▸ EXERCISE BRIEF
Reproduce exactly the lines from the one containing "Clone this chart in D3.js." down to the one containing "const scanStep = 0.25;", including both of those lines, and nothing else.

▸ AVAILABLE RECORDS
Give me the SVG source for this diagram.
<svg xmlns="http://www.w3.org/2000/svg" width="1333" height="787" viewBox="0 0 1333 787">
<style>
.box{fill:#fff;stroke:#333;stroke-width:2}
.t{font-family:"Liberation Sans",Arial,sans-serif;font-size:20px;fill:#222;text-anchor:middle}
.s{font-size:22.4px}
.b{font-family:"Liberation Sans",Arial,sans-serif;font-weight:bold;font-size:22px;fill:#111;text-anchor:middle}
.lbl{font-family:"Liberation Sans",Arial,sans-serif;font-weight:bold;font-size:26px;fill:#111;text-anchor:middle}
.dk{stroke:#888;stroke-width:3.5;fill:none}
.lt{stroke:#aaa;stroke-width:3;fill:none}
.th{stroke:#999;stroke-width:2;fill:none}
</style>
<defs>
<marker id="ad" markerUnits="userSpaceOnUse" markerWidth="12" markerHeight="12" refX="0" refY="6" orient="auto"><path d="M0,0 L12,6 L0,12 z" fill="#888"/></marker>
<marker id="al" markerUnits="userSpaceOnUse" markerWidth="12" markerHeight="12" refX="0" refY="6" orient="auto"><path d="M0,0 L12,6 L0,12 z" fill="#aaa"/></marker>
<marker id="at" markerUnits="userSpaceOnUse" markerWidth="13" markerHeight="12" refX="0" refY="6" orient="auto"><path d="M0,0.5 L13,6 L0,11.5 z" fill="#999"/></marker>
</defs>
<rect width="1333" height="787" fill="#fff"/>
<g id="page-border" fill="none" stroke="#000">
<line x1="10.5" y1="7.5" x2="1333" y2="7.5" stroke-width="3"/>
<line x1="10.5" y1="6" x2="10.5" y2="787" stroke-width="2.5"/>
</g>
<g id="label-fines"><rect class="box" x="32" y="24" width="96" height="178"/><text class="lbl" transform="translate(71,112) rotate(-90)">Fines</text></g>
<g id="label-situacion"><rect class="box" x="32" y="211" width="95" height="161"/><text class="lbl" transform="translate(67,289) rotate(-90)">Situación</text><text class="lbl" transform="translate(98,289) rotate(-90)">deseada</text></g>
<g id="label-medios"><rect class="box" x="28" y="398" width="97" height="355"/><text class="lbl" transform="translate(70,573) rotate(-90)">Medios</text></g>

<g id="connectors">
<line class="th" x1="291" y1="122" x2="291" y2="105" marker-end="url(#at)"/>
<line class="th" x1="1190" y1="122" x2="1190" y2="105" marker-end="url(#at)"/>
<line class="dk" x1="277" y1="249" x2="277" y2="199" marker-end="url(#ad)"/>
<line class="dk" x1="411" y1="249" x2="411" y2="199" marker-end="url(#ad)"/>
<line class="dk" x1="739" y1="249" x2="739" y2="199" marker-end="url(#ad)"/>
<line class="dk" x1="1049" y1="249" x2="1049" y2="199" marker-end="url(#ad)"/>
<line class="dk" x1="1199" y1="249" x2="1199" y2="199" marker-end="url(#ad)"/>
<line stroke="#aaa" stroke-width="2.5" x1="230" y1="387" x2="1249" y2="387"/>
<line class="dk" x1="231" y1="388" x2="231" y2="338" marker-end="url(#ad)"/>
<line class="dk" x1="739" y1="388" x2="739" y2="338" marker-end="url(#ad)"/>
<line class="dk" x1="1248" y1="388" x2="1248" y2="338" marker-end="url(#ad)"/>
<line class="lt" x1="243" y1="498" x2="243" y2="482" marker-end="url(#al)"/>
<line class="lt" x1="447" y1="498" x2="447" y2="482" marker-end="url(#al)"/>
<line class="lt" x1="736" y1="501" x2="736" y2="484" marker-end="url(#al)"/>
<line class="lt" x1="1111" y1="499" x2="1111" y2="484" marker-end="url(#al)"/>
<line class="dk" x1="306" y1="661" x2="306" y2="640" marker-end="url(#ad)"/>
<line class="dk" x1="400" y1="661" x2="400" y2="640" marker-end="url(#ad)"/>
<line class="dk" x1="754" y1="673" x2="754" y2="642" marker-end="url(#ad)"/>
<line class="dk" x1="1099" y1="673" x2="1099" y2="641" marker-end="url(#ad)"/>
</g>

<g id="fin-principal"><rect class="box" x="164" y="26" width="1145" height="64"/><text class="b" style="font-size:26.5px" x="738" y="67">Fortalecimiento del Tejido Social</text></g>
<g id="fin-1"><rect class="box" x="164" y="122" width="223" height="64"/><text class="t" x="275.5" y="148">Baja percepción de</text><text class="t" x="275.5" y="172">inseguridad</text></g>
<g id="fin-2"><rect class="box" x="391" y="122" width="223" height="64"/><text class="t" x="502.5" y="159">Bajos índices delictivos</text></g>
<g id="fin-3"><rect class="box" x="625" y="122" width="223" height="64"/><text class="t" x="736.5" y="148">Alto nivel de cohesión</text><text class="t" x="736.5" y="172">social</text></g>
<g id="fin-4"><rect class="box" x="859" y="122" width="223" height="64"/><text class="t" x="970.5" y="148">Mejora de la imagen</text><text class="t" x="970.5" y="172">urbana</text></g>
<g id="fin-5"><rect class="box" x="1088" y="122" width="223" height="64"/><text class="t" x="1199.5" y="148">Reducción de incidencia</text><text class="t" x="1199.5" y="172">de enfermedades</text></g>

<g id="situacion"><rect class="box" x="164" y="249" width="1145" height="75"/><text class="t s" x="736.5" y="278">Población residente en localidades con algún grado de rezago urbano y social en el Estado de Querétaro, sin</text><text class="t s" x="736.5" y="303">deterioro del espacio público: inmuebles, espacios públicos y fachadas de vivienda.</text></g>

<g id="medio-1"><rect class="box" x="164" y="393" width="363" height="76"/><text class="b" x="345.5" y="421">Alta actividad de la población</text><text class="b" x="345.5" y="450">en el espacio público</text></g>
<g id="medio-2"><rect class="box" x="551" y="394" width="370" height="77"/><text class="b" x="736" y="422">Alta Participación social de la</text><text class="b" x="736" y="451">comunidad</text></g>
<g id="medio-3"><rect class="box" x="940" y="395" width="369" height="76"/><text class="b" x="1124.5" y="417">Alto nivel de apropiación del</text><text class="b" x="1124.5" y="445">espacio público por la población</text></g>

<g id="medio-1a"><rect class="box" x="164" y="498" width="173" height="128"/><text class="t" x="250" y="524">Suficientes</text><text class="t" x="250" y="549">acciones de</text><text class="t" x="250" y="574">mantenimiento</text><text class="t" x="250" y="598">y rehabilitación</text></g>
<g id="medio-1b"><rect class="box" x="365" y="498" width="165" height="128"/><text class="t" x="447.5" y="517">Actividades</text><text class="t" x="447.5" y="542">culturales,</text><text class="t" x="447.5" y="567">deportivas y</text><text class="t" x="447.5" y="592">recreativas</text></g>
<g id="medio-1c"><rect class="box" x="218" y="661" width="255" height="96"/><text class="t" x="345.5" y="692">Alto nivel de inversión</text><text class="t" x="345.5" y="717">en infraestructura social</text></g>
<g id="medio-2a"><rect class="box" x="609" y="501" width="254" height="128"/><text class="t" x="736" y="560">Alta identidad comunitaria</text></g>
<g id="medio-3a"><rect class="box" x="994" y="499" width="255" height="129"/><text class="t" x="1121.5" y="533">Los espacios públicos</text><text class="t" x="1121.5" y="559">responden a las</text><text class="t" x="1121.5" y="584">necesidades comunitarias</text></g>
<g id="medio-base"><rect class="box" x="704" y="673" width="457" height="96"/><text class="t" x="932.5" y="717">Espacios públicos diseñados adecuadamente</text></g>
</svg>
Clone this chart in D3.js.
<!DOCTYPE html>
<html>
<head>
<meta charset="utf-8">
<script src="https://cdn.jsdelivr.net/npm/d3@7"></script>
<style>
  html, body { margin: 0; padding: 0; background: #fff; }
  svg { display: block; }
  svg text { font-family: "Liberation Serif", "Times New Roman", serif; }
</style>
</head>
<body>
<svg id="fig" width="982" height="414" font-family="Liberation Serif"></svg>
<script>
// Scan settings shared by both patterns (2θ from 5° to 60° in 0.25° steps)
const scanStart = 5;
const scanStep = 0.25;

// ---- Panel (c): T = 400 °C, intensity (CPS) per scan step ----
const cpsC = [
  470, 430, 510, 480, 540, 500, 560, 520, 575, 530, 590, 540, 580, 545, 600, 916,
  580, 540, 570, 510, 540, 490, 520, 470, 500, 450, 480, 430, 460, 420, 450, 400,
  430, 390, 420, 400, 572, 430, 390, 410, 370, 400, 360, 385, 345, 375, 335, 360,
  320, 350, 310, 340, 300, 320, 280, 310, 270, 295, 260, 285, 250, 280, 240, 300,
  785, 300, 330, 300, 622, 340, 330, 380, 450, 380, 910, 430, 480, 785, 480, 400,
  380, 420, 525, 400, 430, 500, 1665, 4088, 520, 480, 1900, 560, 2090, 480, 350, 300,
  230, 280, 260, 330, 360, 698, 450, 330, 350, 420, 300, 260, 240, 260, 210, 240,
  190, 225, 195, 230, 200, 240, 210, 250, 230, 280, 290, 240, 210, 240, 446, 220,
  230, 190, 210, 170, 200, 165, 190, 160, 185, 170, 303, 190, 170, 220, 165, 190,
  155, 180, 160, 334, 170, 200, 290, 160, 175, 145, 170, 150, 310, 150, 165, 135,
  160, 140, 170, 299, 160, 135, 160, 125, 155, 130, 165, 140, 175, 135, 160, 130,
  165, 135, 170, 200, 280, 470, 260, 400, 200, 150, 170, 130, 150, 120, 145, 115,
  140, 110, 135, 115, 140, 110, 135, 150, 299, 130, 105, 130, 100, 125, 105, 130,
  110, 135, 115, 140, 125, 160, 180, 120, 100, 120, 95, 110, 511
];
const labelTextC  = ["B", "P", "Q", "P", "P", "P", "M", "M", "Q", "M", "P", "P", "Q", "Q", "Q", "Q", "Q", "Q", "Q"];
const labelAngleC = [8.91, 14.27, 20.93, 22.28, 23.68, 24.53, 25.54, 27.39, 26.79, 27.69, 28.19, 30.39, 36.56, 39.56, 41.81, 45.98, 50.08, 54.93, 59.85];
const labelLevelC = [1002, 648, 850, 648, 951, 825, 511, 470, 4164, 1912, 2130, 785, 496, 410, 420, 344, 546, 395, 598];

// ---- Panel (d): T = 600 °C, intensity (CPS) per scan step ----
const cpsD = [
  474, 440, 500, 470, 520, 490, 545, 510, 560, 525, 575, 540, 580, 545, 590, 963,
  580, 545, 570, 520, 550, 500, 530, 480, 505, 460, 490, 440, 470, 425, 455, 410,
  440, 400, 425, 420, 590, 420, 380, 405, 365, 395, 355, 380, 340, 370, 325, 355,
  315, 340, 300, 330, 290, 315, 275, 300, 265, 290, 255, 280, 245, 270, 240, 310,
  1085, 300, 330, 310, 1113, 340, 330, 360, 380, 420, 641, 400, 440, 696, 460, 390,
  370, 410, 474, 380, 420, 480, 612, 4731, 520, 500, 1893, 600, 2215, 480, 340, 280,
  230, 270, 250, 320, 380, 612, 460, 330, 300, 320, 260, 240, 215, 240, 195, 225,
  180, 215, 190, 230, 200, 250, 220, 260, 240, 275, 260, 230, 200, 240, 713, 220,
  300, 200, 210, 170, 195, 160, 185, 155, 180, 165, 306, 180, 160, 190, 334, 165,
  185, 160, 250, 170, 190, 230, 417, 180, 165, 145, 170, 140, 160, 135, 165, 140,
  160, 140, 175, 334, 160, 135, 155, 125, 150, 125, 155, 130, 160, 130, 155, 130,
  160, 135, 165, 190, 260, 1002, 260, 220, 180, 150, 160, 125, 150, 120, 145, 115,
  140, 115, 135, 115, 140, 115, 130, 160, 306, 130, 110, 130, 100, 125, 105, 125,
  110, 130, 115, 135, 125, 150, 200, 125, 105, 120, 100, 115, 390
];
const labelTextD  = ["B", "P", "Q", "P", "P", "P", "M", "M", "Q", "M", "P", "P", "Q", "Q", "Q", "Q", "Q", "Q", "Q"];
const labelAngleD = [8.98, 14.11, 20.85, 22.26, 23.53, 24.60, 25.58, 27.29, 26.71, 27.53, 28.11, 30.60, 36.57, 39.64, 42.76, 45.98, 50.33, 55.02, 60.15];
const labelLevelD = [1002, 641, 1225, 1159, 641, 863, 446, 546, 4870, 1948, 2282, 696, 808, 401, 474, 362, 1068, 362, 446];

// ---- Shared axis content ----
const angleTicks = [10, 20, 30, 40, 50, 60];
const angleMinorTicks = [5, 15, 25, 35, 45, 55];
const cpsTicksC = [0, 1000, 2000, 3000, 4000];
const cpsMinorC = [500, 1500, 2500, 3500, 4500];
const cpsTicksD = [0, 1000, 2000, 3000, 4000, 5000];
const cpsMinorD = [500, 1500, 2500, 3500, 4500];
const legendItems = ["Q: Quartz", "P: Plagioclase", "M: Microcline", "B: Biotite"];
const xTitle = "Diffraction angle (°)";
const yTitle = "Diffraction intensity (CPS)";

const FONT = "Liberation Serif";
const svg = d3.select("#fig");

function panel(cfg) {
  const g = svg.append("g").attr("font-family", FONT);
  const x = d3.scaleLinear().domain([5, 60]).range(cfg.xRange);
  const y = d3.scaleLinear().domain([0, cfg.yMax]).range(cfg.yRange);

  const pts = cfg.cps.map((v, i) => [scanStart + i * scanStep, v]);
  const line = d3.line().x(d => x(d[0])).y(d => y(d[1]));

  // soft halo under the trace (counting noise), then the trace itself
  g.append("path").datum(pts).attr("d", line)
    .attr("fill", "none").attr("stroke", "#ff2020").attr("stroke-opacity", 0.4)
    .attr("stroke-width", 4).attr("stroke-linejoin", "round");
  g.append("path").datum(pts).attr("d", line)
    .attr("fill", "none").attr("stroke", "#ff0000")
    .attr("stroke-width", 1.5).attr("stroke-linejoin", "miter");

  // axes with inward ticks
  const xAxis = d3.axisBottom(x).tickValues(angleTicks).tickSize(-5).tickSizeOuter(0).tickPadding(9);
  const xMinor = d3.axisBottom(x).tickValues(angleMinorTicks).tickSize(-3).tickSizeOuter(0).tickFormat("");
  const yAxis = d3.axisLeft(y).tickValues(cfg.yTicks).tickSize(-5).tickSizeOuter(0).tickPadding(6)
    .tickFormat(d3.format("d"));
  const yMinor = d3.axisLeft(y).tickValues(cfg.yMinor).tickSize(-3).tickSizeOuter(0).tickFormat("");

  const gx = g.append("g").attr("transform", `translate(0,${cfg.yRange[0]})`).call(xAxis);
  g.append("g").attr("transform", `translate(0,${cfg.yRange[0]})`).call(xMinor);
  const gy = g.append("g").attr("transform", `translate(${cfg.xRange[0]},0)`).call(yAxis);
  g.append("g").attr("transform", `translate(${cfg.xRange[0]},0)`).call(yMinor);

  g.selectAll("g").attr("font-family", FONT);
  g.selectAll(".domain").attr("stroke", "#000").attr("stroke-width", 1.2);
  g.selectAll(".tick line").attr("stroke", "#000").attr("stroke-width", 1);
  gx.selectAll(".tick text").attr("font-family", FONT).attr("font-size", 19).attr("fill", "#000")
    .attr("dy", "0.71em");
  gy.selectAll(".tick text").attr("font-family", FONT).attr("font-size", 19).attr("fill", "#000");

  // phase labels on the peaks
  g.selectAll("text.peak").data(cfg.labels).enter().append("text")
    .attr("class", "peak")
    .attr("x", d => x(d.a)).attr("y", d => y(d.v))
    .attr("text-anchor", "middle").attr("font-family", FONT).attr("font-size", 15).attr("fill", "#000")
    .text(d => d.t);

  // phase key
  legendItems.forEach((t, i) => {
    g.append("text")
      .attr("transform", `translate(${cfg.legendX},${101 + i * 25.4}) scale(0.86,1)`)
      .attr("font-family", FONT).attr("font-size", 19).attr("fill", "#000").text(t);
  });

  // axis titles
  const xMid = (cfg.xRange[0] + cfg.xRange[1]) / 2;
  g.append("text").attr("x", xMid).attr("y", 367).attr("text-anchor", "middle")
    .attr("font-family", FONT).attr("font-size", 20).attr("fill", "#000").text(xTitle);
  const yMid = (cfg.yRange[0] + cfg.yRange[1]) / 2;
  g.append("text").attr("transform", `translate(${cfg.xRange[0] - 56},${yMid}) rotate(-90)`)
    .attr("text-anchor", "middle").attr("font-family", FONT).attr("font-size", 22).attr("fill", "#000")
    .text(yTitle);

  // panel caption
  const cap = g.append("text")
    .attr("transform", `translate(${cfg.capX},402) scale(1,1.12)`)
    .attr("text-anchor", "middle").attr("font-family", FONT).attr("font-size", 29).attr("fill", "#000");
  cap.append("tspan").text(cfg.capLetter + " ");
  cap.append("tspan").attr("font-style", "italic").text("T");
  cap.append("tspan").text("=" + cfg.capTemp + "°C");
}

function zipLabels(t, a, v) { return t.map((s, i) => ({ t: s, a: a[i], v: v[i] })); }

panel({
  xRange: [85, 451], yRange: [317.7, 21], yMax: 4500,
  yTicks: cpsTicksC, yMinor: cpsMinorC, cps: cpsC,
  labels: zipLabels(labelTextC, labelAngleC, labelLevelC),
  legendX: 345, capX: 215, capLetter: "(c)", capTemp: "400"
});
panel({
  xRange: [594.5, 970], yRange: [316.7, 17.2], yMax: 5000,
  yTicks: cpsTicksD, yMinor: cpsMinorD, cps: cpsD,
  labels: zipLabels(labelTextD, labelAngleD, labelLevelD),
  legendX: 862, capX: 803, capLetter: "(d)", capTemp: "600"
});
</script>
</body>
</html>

▸ SOLUTION TO THE PROBLEM
Clone this chart in D3.js.
<!DOCTYPE html>
<html>
<head>
<meta charset="utf-8">
<script src="https://cdn.jsdelivr.net/npm/d3@7"></script>
<style>
  html, body { margin: 0; padding: 0; background: #fff; }
  svg { display: block; }
  svg text { font-family: "Liberation Serif", "Times New Roman", serif; }
</style>
</head>
<body>
<svg id="fig" width="982" height="414" font-family="Liberation Serif"></svg>
<script>
// Scan settings shared by both patterns (2θ from 5° to 60° in 0.25° steps)
const scanStart = 5;
const scanStep = 0.25;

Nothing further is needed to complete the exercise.